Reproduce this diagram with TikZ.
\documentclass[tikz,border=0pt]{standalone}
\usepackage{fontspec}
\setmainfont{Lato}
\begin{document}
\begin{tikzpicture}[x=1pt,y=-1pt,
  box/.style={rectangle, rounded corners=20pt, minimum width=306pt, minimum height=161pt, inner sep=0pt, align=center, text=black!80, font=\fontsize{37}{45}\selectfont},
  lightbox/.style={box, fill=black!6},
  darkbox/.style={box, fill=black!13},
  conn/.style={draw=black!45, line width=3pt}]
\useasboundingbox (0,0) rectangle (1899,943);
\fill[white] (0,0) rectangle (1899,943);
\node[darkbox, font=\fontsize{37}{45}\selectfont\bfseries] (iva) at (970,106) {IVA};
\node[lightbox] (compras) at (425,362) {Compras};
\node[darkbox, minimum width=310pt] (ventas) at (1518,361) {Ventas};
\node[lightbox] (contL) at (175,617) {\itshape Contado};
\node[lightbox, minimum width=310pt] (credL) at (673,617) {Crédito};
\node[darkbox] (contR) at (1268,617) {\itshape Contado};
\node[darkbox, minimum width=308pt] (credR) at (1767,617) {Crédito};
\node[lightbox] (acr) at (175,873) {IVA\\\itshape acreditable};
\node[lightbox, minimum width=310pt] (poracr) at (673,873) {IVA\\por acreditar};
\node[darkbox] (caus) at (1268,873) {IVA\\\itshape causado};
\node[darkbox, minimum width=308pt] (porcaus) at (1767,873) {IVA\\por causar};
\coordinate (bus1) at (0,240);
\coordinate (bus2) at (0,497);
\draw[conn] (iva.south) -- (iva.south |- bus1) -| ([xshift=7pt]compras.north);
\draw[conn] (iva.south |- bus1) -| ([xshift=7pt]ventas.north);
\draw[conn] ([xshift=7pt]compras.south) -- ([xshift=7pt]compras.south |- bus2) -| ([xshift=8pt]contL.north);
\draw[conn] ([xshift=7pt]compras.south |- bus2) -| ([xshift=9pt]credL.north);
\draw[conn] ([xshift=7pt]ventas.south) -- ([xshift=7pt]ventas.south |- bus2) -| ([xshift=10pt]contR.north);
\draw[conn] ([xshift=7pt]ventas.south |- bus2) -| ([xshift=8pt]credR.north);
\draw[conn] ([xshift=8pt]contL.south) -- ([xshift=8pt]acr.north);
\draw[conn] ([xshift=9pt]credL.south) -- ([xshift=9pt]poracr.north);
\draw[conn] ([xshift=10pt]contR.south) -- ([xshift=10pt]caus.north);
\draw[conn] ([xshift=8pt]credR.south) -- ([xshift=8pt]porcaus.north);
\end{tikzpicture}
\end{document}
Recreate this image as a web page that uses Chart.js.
-------------------------
_Exercise objective_.
Reproduce the whole listing word for word.

_The result_.
Reproduce this diagram with TikZ.
\documentclass[tikz,border=0pt]{standalone}
\usepackage{fontspec}
\setmainfont{Lato}
\begin{document}
\begin{tikzpicture}[x=1pt,y=-1pt,
  box/.style={rectangle, rounded corners=20pt, minimum width=306pt, minimum height=161pt, inner sep=0pt, align=center, text=black!80, font=\fontsize{37}{45}\selectfont},
  lightbox/.style={box, fill=black!6},
  darkbox/.style={box, fill=black!13},
  conn/.style={draw=black!45, line width=3pt}]
\useasboundingbox (0,0) rectangle (1899,943);
\fill[white] (0,0) rectangle (1899,943);
\node[darkbox, font=\fontsize{37}{45}\selectfont\bfseries] (iva) at (970,106) {IVA};
\node[lightbox] (compras) at (425,362) {Compras};
\node[darkbox, minimum width=310pt] (ventas) at (1518,361) {Ventas};
\node[lightbox] (contL) at (175,617) {\itshape Contado};
\node[lightbox, minimum width=310pt] (credL) at (673,617) {Crédito};
\node[darkbox] (contR) at (1268,617) {\itshape Contado};
\node[darkbox, minimum width=308pt] (credR) at (1767,617) {Crédito};
\node[lightbox] (acr) at (175,873) {IVA\\\itshape acreditable};
\node[lightbox, minimum width=310pt] (poracr) at (673,873) {IVA\\por acreditar};
\node[darkbox] (caus) at (1268,873) {IVA\\\itshape causado};
\node[darkbox, minimum width=308pt] (porcaus) at (1767,873) {IVA\\por causar};
\coordinate (bus1) at (0,240);
\coordinate (bus2) at (0,497);
\draw[conn] (iva.south) -- (iva.south |- bus1) -| ([xshift=7pt]compras.north);
\draw[conn] (iva.south |- bus1) -| ([xshift=7pt]ventas.north);
\draw[conn] ([xshift=7pt]compras.south) -- ([xshift=7pt]compras.south |- bus2) -| ([xshift=8pt]contL.north);
\draw[conn] ([xshift=7pt]compras.south |- bus2) -| ([xshift=9pt]credL.north);
\draw[conn] ([xshift=7pt]ventas.south) -- ([xshift=7pt]ventas.south |- bus2) -| ([xshift=10pt]contR.north);
\draw[conn] ([xshift=7pt]ventas.south |- bus2) -| ([xshift=8pt]credR.north);
\draw[conn] ([xshift=8pt]contL.south) -- ([xshift=8pt]acr.north);
\draw[conn] ([xshift=9pt]credL.south) -- ([xshift=9pt]poracr.north);
\draw[conn] ([xshift=10pt]contR.south) -- ([xshift=10pt]caus.north);
\draw[conn] ([xshift=8pt]credR.south) -- ([xshift=8pt]porcaus.north);
\end{tikzpicture}
\end{document}
Recreate this image as a web page that uses Chart.js.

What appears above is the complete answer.